▼
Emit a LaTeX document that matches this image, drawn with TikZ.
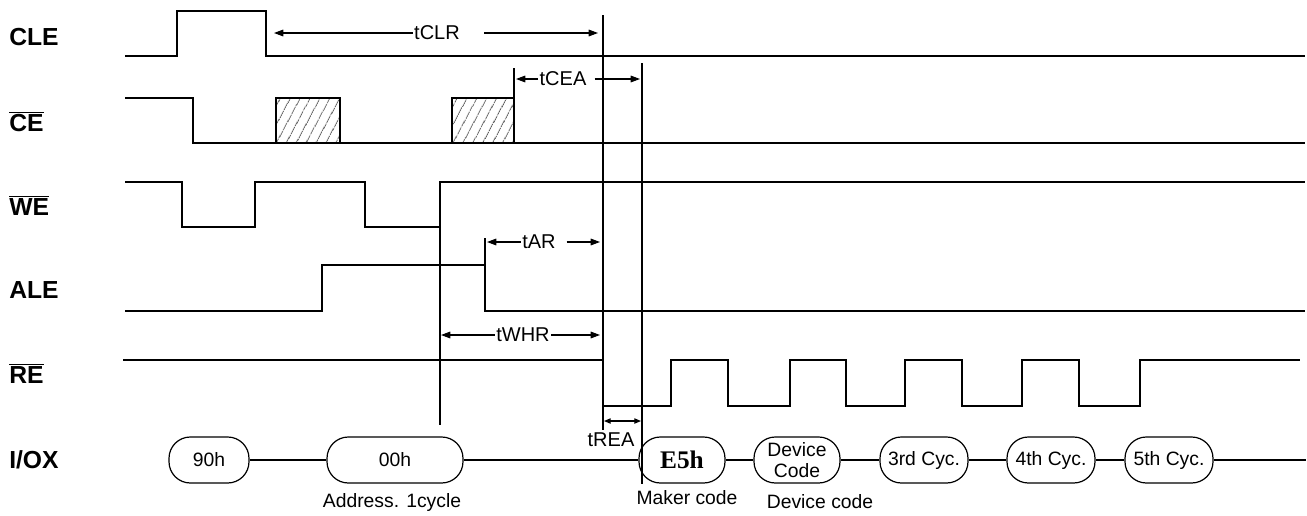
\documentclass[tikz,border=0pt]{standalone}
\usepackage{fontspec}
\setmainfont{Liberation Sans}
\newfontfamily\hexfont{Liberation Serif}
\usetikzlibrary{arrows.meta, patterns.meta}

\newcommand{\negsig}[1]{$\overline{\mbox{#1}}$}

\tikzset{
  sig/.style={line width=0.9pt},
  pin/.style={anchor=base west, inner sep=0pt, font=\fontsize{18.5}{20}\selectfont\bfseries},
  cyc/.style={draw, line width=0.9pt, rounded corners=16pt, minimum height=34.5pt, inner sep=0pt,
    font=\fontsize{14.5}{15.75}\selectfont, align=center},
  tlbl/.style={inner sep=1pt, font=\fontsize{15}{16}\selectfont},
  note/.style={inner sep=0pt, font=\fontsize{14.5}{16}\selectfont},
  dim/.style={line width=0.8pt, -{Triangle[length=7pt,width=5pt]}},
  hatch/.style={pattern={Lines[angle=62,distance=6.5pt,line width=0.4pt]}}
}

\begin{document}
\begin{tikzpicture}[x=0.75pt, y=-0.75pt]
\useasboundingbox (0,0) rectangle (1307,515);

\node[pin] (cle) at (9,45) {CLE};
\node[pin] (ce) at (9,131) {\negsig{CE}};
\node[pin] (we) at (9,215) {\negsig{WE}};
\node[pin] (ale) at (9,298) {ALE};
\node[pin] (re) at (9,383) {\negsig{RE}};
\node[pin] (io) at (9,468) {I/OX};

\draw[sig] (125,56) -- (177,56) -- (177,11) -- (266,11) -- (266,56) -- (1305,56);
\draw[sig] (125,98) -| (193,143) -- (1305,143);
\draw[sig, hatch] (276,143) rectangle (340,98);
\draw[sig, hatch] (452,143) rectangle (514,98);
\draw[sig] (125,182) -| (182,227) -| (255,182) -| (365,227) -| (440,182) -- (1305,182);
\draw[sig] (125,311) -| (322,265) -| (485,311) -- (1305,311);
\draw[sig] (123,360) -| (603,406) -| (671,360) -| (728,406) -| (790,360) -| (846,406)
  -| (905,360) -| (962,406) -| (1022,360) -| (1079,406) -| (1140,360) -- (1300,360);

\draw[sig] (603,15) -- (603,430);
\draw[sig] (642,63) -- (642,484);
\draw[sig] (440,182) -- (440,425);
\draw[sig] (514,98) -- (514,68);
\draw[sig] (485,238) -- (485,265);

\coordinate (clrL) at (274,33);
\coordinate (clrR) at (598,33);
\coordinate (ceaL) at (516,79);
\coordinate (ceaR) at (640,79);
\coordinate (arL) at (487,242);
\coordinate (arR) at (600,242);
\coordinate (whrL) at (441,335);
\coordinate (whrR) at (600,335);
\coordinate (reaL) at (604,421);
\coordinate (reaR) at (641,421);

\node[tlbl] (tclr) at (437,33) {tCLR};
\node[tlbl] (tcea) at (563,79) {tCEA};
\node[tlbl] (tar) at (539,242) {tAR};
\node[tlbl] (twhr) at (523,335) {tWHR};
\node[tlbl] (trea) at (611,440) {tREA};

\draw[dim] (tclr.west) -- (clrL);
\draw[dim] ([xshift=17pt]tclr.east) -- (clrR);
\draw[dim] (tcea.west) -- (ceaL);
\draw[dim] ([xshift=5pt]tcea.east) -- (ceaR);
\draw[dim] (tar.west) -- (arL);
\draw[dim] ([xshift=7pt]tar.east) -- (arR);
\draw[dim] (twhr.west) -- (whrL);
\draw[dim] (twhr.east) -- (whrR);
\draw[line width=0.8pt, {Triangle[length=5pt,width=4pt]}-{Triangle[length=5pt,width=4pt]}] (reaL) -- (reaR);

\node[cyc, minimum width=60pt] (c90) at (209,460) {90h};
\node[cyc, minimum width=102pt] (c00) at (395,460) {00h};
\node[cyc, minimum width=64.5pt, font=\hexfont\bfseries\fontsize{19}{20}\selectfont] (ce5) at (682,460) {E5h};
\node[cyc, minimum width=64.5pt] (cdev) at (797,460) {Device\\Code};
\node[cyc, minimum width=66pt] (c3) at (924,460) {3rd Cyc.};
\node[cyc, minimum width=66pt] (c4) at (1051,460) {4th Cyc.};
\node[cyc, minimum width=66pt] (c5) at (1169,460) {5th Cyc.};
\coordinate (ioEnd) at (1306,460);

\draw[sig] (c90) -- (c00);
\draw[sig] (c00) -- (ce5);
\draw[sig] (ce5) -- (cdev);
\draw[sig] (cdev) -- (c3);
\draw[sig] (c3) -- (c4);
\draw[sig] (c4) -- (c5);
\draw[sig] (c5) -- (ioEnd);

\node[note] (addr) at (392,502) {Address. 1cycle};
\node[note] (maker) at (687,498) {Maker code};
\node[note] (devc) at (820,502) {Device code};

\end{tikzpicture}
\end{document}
▲
### What you have to do
Except for the pictures, give all the material above again verbatim.

### Solution for this exercise
Emit a LaTeX document that matches this image, drawn with TikZ.
\documentclass[tikz,border=0pt]{standalone}
\usepackage{fontspec}
\setmainfont{Liberation Sans}
\newfontfamily\hexfont{Liberation Serif}
\usetikzlibrary{arrows.meta, patterns.meta}

\newcommand{\negsig}[1]{$\overline{\mbox{#1}}$}

\tikzset{
  sig/.style={line width=0.9pt},
  pin/.style={anchor=base west, inner sep=0pt, font=\fontsize{18.5}{20}\selectfont\bfseries},
  cyc/.style={draw, line width=0.9pt, rounded corners=16pt, minimum height=34.5pt, inner sep=0pt,
    font=\fontsize{14.5}{15.75}\selectfont, align=center},
  tlbl/.style={inner sep=1pt, font=\fontsize{15}{16}\selectfont},
  note/.style={inner sep=0pt, font=\fontsize{14.5}{16}\selectfont},
  dim/.style={line width=0.8pt, -{Triangle[length=7pt,width=5pt]}},
  hatch/.style={pattern={Lines[angle=62,distance=6.5pt,line width=0.4pt]}}
}

\begin{document}
\begin{tikzpicture}[x=0.75pt, y=-0.75pt]
\useasboundingbox (0,0) rectangle (1307,515);

\node[pin] (cle) at (9,45) {CLE};
\node[pin] (ce) at (9,131) {\negsig{CE}};
\node[pin] (we) at (9,215) {\negsig{WE}};
\node[pin] (ale) at (9,298) {ALE};
\node[pin] (re) at (9,383) {\negsig{RE}};
\node[pin] (io) at (9,468) {I/OX};

\draw[sig] (125,56) -- (177,56) -- (177,11) -- (266,11) -- (266,56) -- (1305,56);
\draw[sig] (125,98) -| (193,143) -- (1305,143);
\draw[sig, hatch] (276,143) rectangle (340,98);
\draw[sig, hatch] (452,143) rectangle (514,98);
\draw[sig] (125,182) -| (182,227) -| (255,182) -| (365,227) -| (440,182) -- (1305,182);
\draw[sig] (125,311) -| (322,265) -| (485,311) -- (1305,311);
\draw[sig] (123,360) -| (603,406) -| (671,360) -| (728,406) -| (790,360) -| (846,406)
  -| (905,360) -| (962,406) -| (1022,360) -| (1079,406) -| (1140,360) -- (1300,360);

\draw[sig] (603,15) -- (603,430);
\draw[sig] (642,63) -- (642,484);
\draw[sig] (440,182) -- (440,425);
\draw[sig] (514,98) -- (514,68);
\draw[sig] (485,238) -- (485,265);

\coordinate (clrL) at (274,33);
\coordinate (clrR) at (598,33);
\coordinate (ceaL) at (516,79);
\coordinate (ceaR) at (640,79);
\coordinate (arL) at (487,242);
\coordinate (arR) at (600,242);
\coordinate (whrL) at (441,335);
\coordinate (whrR) at (600,335);
\coordinate (reaL) at (604,421);
\coordinate (reaR) at (641,421);

\node[tlbl] (tclr) at (437,33) {tCLR};
\node[tlbl] (tcea) at (563,79) {tCEA};
\node[tlbl] (tar) at (539,242) {tAR};
\node[tlbl] (twhr) at (523,335) {tWHR};
\node[tlbl] (trea) at (611,440) {tREA};

\draw[dim] (tclr.west) -- (clrL);
\draw[dim] ([xshift=17pt]tclr.east) -- (clrR);
\draw[dim] (tcea.west) -- (ceaL);
\draw[dim] ([xshift=5pt]tcea.east) -- (ceaR);
\draw[dim] (tar.west) -- (arL);
\draw[dim] ([xshift=7pt]tar.east) -- (arR);
\draw[dim] (twhr.west) -- (whrL);
\draw[dim] (twhr.east) -- (whrR);
\draw[line width=0.8pt, {Triangle[length=5pt,width=4pt]}-{Triangle[length=5pt,width=4pt]}] (reaL) -- (reaR);

\node[cyc, minimum width=60pt] (c90) at (209,460) {90h};
\node[cyc, minimum width=102pt] (c00) at (395,460) {00h};
\node[cyc, minimum width=64.5pt, font=\hexfont\bfseries\fontsize{19}{20}\selectfont] (ce5) at (682,460) {E5h};
\node[cyc, minimum width=64.5pt] (cdev) at (797,460) {Device\\Code};
\node[cyc, minimum width=66pt] (c3) at (924,460) {3rd Cyc.};
\node[cyc, minimum width=66pt] (c4) at (1051,460) {4th Cyc.};
\node[cyc, minimum width=66pt] (c5) at (1169,460) {5th Cyc.};
\coordinate (ioEnd) at (1306,460);

\draw[sig] (c90) -- (c00);
\draw[sig] (c00) -- (ce5);
\draw[sig] (ce5) -- (cdev);
\draw[sig] (cdev) -- (c3);
\draw[sig] (c3) -- (c4);
\draw[sig] (c4) -- (c5);
\draw[sig] (c5) -- (ioEnd);

\node[note] (addr) at (392,502) {Address. 1cycle};
\node[note] (maker) at (687,498) {Maker code};
\node[note] (devc) at (820,502) {Device code};

\end{tikzpicture}
\end{document}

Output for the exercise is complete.